The daily growth rate in confirmed cases of coronavirus has halved - but hospitals remain at risk of being swamped by severely ill patients if a surge cannot be contained.
he stark warning emerged as new figures show the day-to-day rise in people being diagnosed with the killer virus has dropped from 33pc to 15pc.
Maynooth University's Prof Philip Nolan, who is leading a team advising the Government on the likely spread of the pandemic, said the 33pc rise took place in a scenario where no emergency measures such as physical distancing and school and business closures were implemented.
But while the daily percentage rise in cases has been reduced, it is still not enough to ensure the peak will be manageable and that hospitals will be able to cope with the number of patients needing critical care.
He was speaking as another eight people died from the virus yesterday, including six patients in the east.
RTÉ presenter Ryan Tubridy is among the now 2,910 people who have tested positive for the coronavirus.
The broadcaster was off the air last week and self-isolating due to illness.
Meanwhile, a shortage of kits meant that several coronavirus testing centres unable to open yesterday, leading to ongoing delays.
The fatalities, which push the death toll to 54, included five females and three men with a median age of 86 years of age.
Another 295 new confirmed cases of the virus have been diagnosed bringing the total to 2,910.
Prof Nolan, chair of the Irish Epidemiological Modelling Advisory Group, said: "We know what an unmitigated epidemic looks like, we are not on that track.
"The model reveals that before restrictions were in place, daily growth rate of confirmed cases was at 33pc. This has fallen in recent days to around 15pc.
"But it is still growing and needs to fall further. It takes time to see the impact of our efforts in the numbers."
He said it will be another seven to 10 days before we have a reliable picture of how effective our collective efforts have been.
"The key message is that if you suspect you have the disease you must ensure you infect nobody else," he warned.
Chief medical officer Dr Tony Holohan added: "We are beginning to see encouraging signs in our efforts to flatten the curve.
"However, we cannot become complacent as we are still seeing new cases and more intensive admissions every day.
"Our strategy remains the implementation of public health restrictions to interrupt the spread of the virus and prevent people from arriving to intensive care in the first place."
He also refused to rule out extending the restrictions beyond Easter Sunday.
Some 645 people have been hospitalised and the number admitted to intensive care has risen to 84.
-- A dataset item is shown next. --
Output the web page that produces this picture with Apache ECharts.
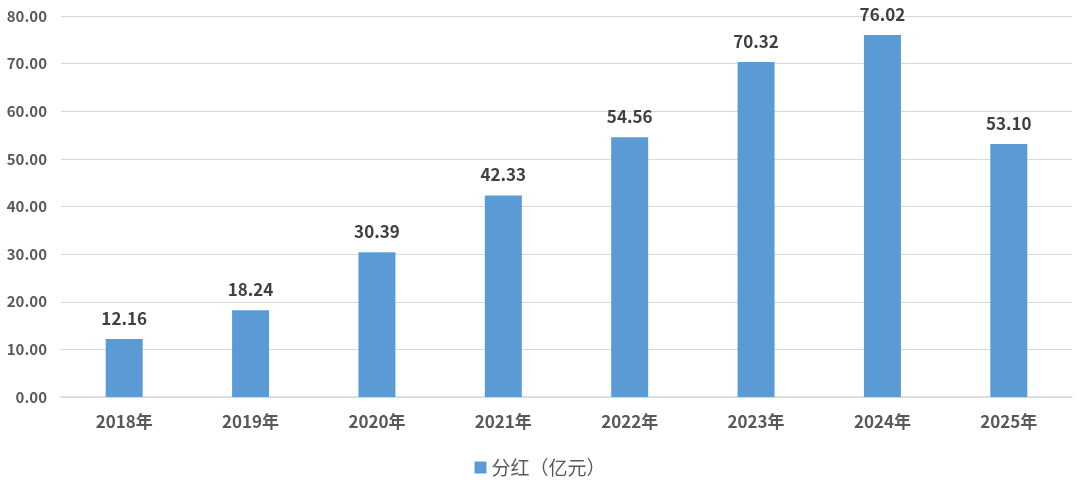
<!DOCTYPE html>
<html><head><meta charset="utf-8">
<script src="https://cdn.jsdelivr.net/npm/echarts@6/dist/echarts.min.js"></script>
<style>html,body{margin:0;padding:0;background:#fff}#c{width:1080px;height:482px}</style>
</head><body><div id="c"></div>
<script>
const categories = ['2018年','2019年','2020年','2021年','2022年','2023年','2024年','2025年'];
const dividends = [12.16, 18.24, 30.39, 42.33, 54.56, 70.32, 76.02, 53.10];
const seriesName = '分红（亿元）';
const font = '"Noto Sans CJK SC", "Microsoft YaHei", sans-serif';
const chart = echarts.init(document.getElementById('c'));
chart.setOption({
  animation: false,
  grid: { left: 61, right: 8, top: 16, bottom: 85, containLabel: false },
  legend: {
    top: 453, left: 'center', itemWidth: 12, itemHeight: 12, itemGap: 10,
    icon: 'rect',
    textStyle: { color: '#595959', fontSize: 19, fontFamily: font },
    data: [seriesName]
  },
  xAxis: {
    type: 'category', data: categories,
    axisLine: { lineStyle: { color: '#D9D9D9', width: 1.5 } },
    axisTick: { show: false },
    axisLabel: { color: '#595959', fontSize: 17, fontWeight: 'bold', fontFamily: font, margin: 16 }
  },
  yAxis: {
    type: 'value', min: 0, max: 80, interval: 10,
    axisLine: { show: false }, axisTick: { show: false },
    splitLine: { lineStyle: { color: '#D9D9D9', width: 1.2 } },
    axisLabel: { color: '#595959', fontSize: 15, fontWeight: 'bold', fontFamily: font, margin: 14,
      formatter: v => v.toFixed(2) }
  },
  series: [{
    name: seriesName, type: 'bar', data: dividends, barWidth: 37,
    itemStyle: { color: '#5B9BD5' },
    label: { show: true, position: 'top', distance: 12, color: '#404040', fontSize: 17,
      fontWeight: 'bold', fontFamily: font, formatter: p => p.value.toFixed(2) }
  }]
});
</script></body></html>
Meanwhile, testing for the coronavirus is facing further delays after a number of centres had to curtail their opening hours in recent days due to a shortage of kits.
It is understood a number of GPs who are self-isolating and waiting for a result for over a week to tell them if they can return to work are among those caught up in the backlog.
The HSE is to due to distribute more of the test kits today to prevent the shutdown of the centres in Páirc Uí Chaoimh in Cork, Tallaght Stadium in Dublin and a Galway site.
It poses new questions on whether the increase in new people testing positive is being captured on time, while the number of people admitted to intensive care and dying after contracting the virus have significantly risen.
A HSE spokeswoman said: "Testing capacity has been constrained since Sunday due to stock limitations of testing kits.
"We are replenishing stocks today. We hope to be fully operational across all sites today."
Around 38,000 people have been tested for the virus so far, but more than 4,000 are waiting for an appointment to give a swab test.
The aim is to get back to doing around 5,000 tests a day.
The HSE, along with other health authorities across the world, is having to contend with a shortage in testing kits at a time when the World Health Organisation has stressed the need to identify those who have the virus, isolate them and track down their contacts.
The problems involve a lack of tests both to take a swab from the person's nose or throat and also the kit needed to analyse the sample in the laboratory.
The testing process confirms the presence of the coronavirus by looking for its genetic material.
The first stage involves a healthcare worker taking a sample by swabbing a patient's nose or throat.
To do this they need specialised swabs which are long, thin tubes that are flexible enough to get all the way to the back of the throat, called the nasopharynx.
Extraction kits or reagents needed for lab analysis are also in short supply.
The HSE said provision of reagent and extraction kits will remain a major challenge for the foreseeable future until the major suppliers ramp up production.